While we know that internet advertising offers tremendous business potential, display ads and other online marketing tools are playing a critical role in building civil society and the social sector. In previous generations, small non-profits required capital to start fundraising programs and build a base of support, limiting new organizations. Today, with relatively little money, people can launch efforts to promote all kinds of change.
This blossoming of civil society has helped countless worthy causes find their base, and has brought new and diverse issues to the forefront of public consciousness. It's also made a significant impact on financing for non-profits. In the past, small donors have been expensive to maintain, coming in primarily through the mail and telemarketing. While low-level donors collectively can add up to big money, the investment -- even for organizations with large existing bases of support -- has been very high. Many non-profits have given up acquisition, effectively dooming their programs to long-run failure.
But these days, minimal investments can offer pay-off from in acquisition. Blackbaud's 2011 Donorcentrics Report indicates that gifts acquired online are, on average, larger. They tend to come from households with higher incomes, and have much larger cumulative giving.

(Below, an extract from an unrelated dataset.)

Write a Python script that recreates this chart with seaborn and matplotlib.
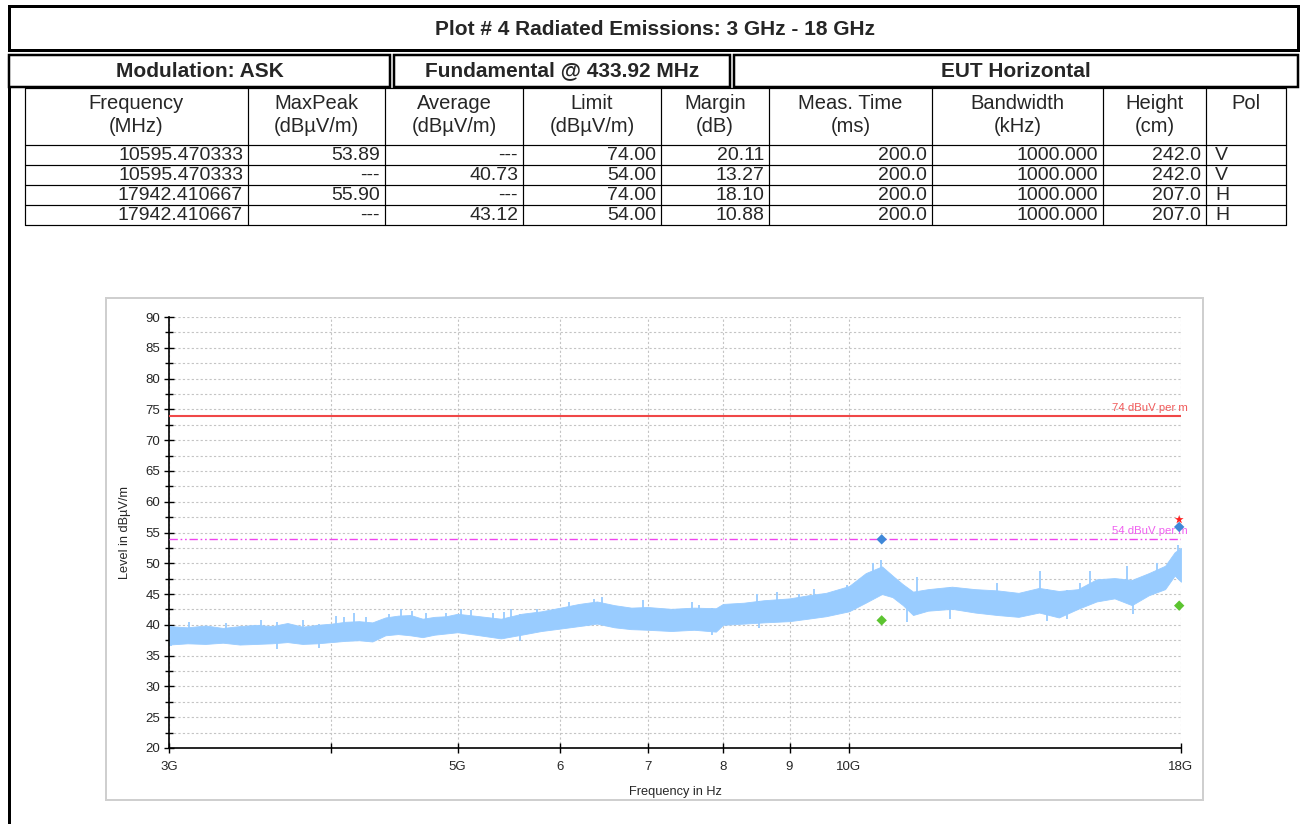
import numpy as np
import pandas as pd
import matplotlib
matplotlib.use("Agg")
import matplotlib.pyplot as plt
import seaborn as sns
from matplotlib.patches import Rectangle
from matplotlib.ticker import FixedLocator, FixedFormatter, MultipleLocator, NullLocator

# spectrum trace envelope (GHz, dBuV/m)
freq_ghz = [3.0, 3.1, 3.2, 3.3, 3.4, 3.5, 3.6, 3.7, 3.8, 3.9, 4.0, 4.1, 4.2, 4.3,
            4.4, 4.5, 4.6, 4.7, 4.8, 4.9, 5.0, 5.2, 5.4, 5.6, 5.8, 6.0, 6.2, 6.4,
            6.6, 6.8, 7.0, 7.3, 7.6, 7.9, 8.0, 8.3, 8.6, 9.0, 9.3, 9.6, 10.0, 10.3,
            10.6, 10.8, 11.0, 11.2, 11.5, 12.0, 12.5, 13.0, 13.5, 14.0, 14.5, 15.0,
            15.5, 16.0, 16.5, 17.0, 17.5, 17.8, 18.0]
trace_hi = [39.8, 39.6, 39.9, 39.5, 39.8, 40.0, 39.8, 40.3, 39.7, 40.0, 40.2, 40.5, 40.6, 40.4,
            41.2, 41.5, 41.6, 41.0, 41.3, 41.4, 41.8, 41.4, 41.0, 41.8, 42.2, 42.8, 43.4, 43.8,
            43.2, 42.8, 42.9, 42.6, 42.8, 42.7, 43.4, 43.6, 44.0, 44.3, 44.8, 45.2, 46.3, 48.4,
            49.5, 48.0, 46.6, 45.4, 45.8, 46.2, 45.8, 45.6, 45.2, 46.0, 45.5, 45.8,
            47.4, 47.6, 47.3, 48.4, 49.6, 51.8, 52.5]
trace_lo = [36.8, 37.0, 36.9, 37.1, 36.8, 36.9, 37.0, 37.2, 36.9, 37.0, 37.2, 37.4, 37.5, 37.3,
            38.3, 38.5, 38.3, 38.0, 38.4, 38.6, 38.8, 38.3, 37.8, 38.4, 39.0, 39.4, 39.8, 40.2,
            39.6, 39.3, 39.2, 39.0, 39.2, 38.9, 40.0, 40.2, 40.4, 40.6, 41.0, 41.4, 42.2, 43.6,
            45.0, 44.5, 43.2, 41.6, 42.3, 42.6, 42.0, 41.6, 41.3, 42.0, 41.2, 42.6,
            43.8, 44.3, 43.2, 44.8, 45.8, 48.0, 47.0]

# single noise spikes above / below the band
spike_up_ghz = [3.11, 3.32, 3.53, 3.63, 3.80, 3.91, 4.03, 4.09, 4.16, 4.25, 4.43, 4.52, 4.61,
                4.73, 4.90, 5.03, 5.12, 5.32, 5.43, 5.50, 5.76, 6.09, 6.37, 6.46, 6.94, 7.57,
                7.67, 8.36, 8.49, 8.81, 9.16, 9.40, 9.96, 10.43, 10.59, 11.27, 12.99, 14.02,
                15.04, 15.31, 16.36, 17.24, 17.90]
spike_up_db = [40.5, 40.3, 40.8, 40.5, 40.8, 40.2, 41.5, 41.3, 42.0, 41.3, 41.8, 42.6, 42.2,
               42.0, 42.0, 42.6, 42.4, 42.0, 42.1, 42.6, 42.5, 43.7, 44.2, 44.5, 44.0, 43.7,
               43.2, 43.6, 45.0, 45.4, 45.0, 45.8, 46.5, 50.1, 50.6, 47.7, 46.8, 48.7,
               46.8, 48.7, 49.5, 50.1, 53.0]
spike_dn_ghz = [3.01, 3.63, 3.91, 5.58, 7.85, 8.53, 11.09, 11.95, 14.19, 14.70, 16.53]
spike_dn_db = [36.5, 36.1, 36.3, 37.3, 38.3, 39.5, 40.4, 41.0, 40.7, 41.0, 41.8]

limit_peak = 74.0
limit_avg = 54.0

# final measurements
mark_freq_mhz = [10595.470333, 17942.410667]
maxpeak_vals = [53.89, 55.90]
average_vals = [40.73, 43.12]
prescan_freq_mhz = [17942.410667]
prescan_vals = [57.1]

x_ticks_ghz = [3, 4, 5, 6, 7, 8, 9, 10, 18]
x_tick_labels = ["3G", "", "5G", "6", "7", "8", "9", "10G", "18G"]

# table contents
title_text = "Plot # 4 Radiated Emissions: 3 GHz - 18 GHz"
info_cells = ["Modulation: ASK", "Fundamental @ 433.92 MHz", "EUT Horizontal"]
col_top = ["Frequency", "MaxPeak", "Average", "Limit", "Margin", "Meas. Time", "Bandwidth", "Height", "Pol"]
col_bottom = ["(MHz)", "(dBµV/m)", "(dBµV/m)", "(dBµV/m)", "(dB)", "(ms)", "(kHz)", "(cm)", ""]
table_rows = [
    ["10595.470333", "53.89", "---", "74.00", "20.11", "200.0", "1000.000", "242.0", "V"],
    ["10595.470333", "---", "40.73", "54.00", "13.27", "200.0", "1000.000", "242.0", "V"],
    ["17942.410667", "55.90", "---", "74.00", "18.10", "200.0", "1000.000", "207.0", "H"],
    ["17942.410667", "---", "43.12", "54.00", "10.88", "200.0", "1000.000", "207.0", "H"],
]

sns.set_theme(style="white")
plt.rcParams['font.family'] = ['Liberation Sans', 'DejaVu Sans']

W, H = 1301, 824
fig = plt.figure(figsize=(W / 100, H / 100), dpi=100)
fig.patch.set_facecolor("white")

# background layer in pixel coordinates for the report table
bg = fig.add_axes([0, 0, 1, 1], zorder=0)
bg.set_xlim(0, W)
bg.set_ylim(H, 0)
bg.axis("off")

px = 0.72  # one pixel in points
bg.add_patch(Rectangle((9, 6), 1289, 44, fill=False, ec="black", lw=3 * px))
cell_x = [(9, 390), (394, 730), (734, 1298)]
for (x0, x1), txt in zip(cell_x, info_cells):
    bg.add_patch(Rectangle((x0, 55), x1 - x0, 32, fill=False, ec="black", lw=2.5 * px))
    bg.text((x0 + x1) / 2, 71, txt, ha="center", va="center", fontsize=15,
            fontweight="bold")
bg.text(655, 29, title_text, ha="center", va="center", fontsize=15, fontweight="bold")
bg.plot([9, 9], [87, H], color="black", lw=3 * px)

col_edges = [25, 248, 385, 523, 661, 769, 932, 1103, 1206, 1286]
row_edges = [88, 145, 165, 185, 205, 225]
for y in row_edges:
    bg.plot([col_edges[0], col_edges[-1]], [y, y], color="black", lw=1.2 * px)
for x in col_edges:
    bg.plot([x, x], [row_edges[0], row_edges[-1]], color="black", lw=1.2 * px)

for i in range(len(col_top)):
    cx = (col_edges[i] + col_edges[i + 1]) / 2
    bg.text(cx, 103, col_top[i], ha="center", va="center", fontsize=14.5)
    bg.text(cx, 126, col_bottom[i], ha="center", va="center", fontsize=14.5)
for r, row in enumerate(table_rows):
    cy = (row_edges[r + 1] + row_edges[r + 2]) / 2 + 0.5
    for i, val in enumerate(row):
        if i == len(row) - 1:
            bg.text(col_edges[i] + 9, cy, val, ha="left", va="center", fontsize=14)
        else:
            bg.text(col_edges[i + 1] - 5, cy, val, ha="right", va="center", fontsize=14)

# chart panel frame
bg.add_patch(Rectangle((106, 298), 1097, 502, fc="white", ec="#cfcfcf", lw=2 * px))

# spectrum plot
ax = fig.add_axes([169 / W, 1 - 748 / H, (1181 - 169) / W, (748 - 317) / H], zorder=1)
ax.set_facecolor("none")
ax.set_xscale("log")

trace_col = "#99ccff"
ax.fill_between(freq_ghz, trace_lo, trace_hi, color=trace_col, lw=0.6, zorder=2)
ax.vlines(spike_up_ghz, np.interp(spike_up_ghz, freq_ghz, trace_lo), spike_up_db,
          color=trace_col, lw=1.3, zorder=2)
ax.vlines(spike_dn_ghz, spike_dn_db, np.interp(spike_dn_ghz, freq_ghz, trace_hi),
          color=trace_col, lw=1.3, zorder=2)

ax.axhline(limit_peak, color="#f04848", lw=1.5, zorder=3)
ax.axhline(limit_avg, color="#ee44ee", lw=1.0, ls=(0, (6, 2, 1.2, 2, 1.2, 2)), zorder=3)
ax.text(1.007, limit_peak + 0.4, "74 dBuV per m", transform=ax.get_yaxis_transform(),
        ha="right", va="bottom", color="#f05a5a", fontsize=8.2, clip_on=False)
ax.text(1.007, limit_avg + 0.4, "54 dBuV per m", transform=ax.get_yaxis_transform(),
        ha="right", va="bottom", color="#f060f0", fontsize=8.2, clip_on=False)

marks = pd.DataFrame({
    "f": [m / 1000 for m in mark_freq_mhz] * 2,
    "level": maxpeak_vals + average_vals,
    "kind": ["MaxPeak"] * 2 + ["Average"] * 2,
})
sns.scatterplot(data=marks, x="f", y="level", hue="kind", marker="D", s=28,
                palette={"MaxPeak": "#3f88d8", "Average": "#5cc430"},
                edgecolor="none", legend=False, ax=ax, zorder=5, clip_on=False)
sns.scatterplot(x=[m / 1000 for m in prescan_freq_mhz], y=prescan_vals, marker="*",
                s=45, color="#ff2020", edgecolor="none", ax=ax, zorder=6, clip_on=False)

ax.set_xlim(3, 18)
ax.set_ylim(20, 90)
ax.xaxis.set_major_locator(FixedLocator(x_ticks_ghz))
ax.xaxis.set_major_formatter(FixedFormatter(x_tick_labels))
ax.xaxis.set_minor_locator(NullLocator())
ax.yaxis.set_major_locator(MultipleLocator(5))
ax.yaxis.set_minor_locator(MultipleLocator(2.5))

ax.grid(which="major", axis="x", color="#c4c4c4", ls=(0, (2, 2)), lw=0.8)
ax.grid(which="both", axis="y", color="#c4c4c4", ls=(0, (2, 2)), lw=0.8)
ax.set_axisbelow(True)

for s in ["top", "right"]:
    ax.spines[s].set_visible(False)
for s in ["left", "bottom"]:
    ax.spines[s].set_color("black")
    ax.spines[s].set_linewidth(1.2)

ax.tick_params(which="major", direction="inout", length=7, width=1, color="black",
               labelsize=9.5, pad=3, left=True, bottom=True)
ax.tick_params(which="minor", direction="inout", length=6, width=1, color="black",
               left=True, bottom=False)
ax.tick_params(axis="x", pad=6)

ax.set_xlabel("Frequency in Hz", fontsize=9.2, labelpad=9)
ax.set_ylabel("Level in dBµV/m", fontsize=9.2, labelpad=10)

fig.savefig("out.png", dpi=100)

This is an especially critical renaissance of acquisition coming at a time when the population of major donors is aging. Today's micro-philanthropists are tomorrow's major donors. Any organization that doesn't understand that today's continuum of giving starts with social media, display ads and online donations will lose money in the generational shift of wealth.
There is a flip side to the non-profit bonanza online: it is leading to a proliferation of charities doing similar work and competing for the same finite philanthropic dollars. Many of these organizations could join forces to make an even bigger impact. Nonetheless, it's a particularly exciting time to be thinking about revenue generation in the non-profit space.
1 comment:
Building on what Stephanie said, the importance of digital marketing for non-profit organization is becoming extremely importance. Not only digital marketing is making the current non-profit businesses more efficient, generating the long waited streams of revenues, but it is also creating new business model opportunities.
An example of that it’s the NGO ” Adopt a classroom”. The organization is a fundraising platform for US teachers/classrooms. Their business model is entirely based on digital marketing. Teachers are encouraged to have a facebook page and a classroom page/profile where they can introduce their class, describe the educational activities that they are doing and explain to a potential donor what resources they need to work with their class. They can upload pictures, videos, everything they want to try to make the connection with the potential donor more real, like if the donor was in the class to see what his/her money are used for. The donor can choose the specific classroom he/she wants and donate whatever amount of money he/she likes. Thanks to the power of digital marketing this NGO managed to create a very unique fundraising experience.
As Stephanie was pointing out, the negative side of this revolution is that the cost effectiveness of these new types of business is incentivizing the proliferation of similar organizations. Together with ” Adopt a classroom”, we, in fact, have “Donorschose.org” and I’m sure there are many other similar NGOs. However even though initially we will have a high dispersion of resources distributed among many small NGOs, after sometime the efficiency of the market, as in private sectors, will probably award the most efficient and effective organizations, leaving behind the rest. If the application of private market mechanisms to the non-profit sector is ethic or not, it is something I leave to your personal judgment and opinion.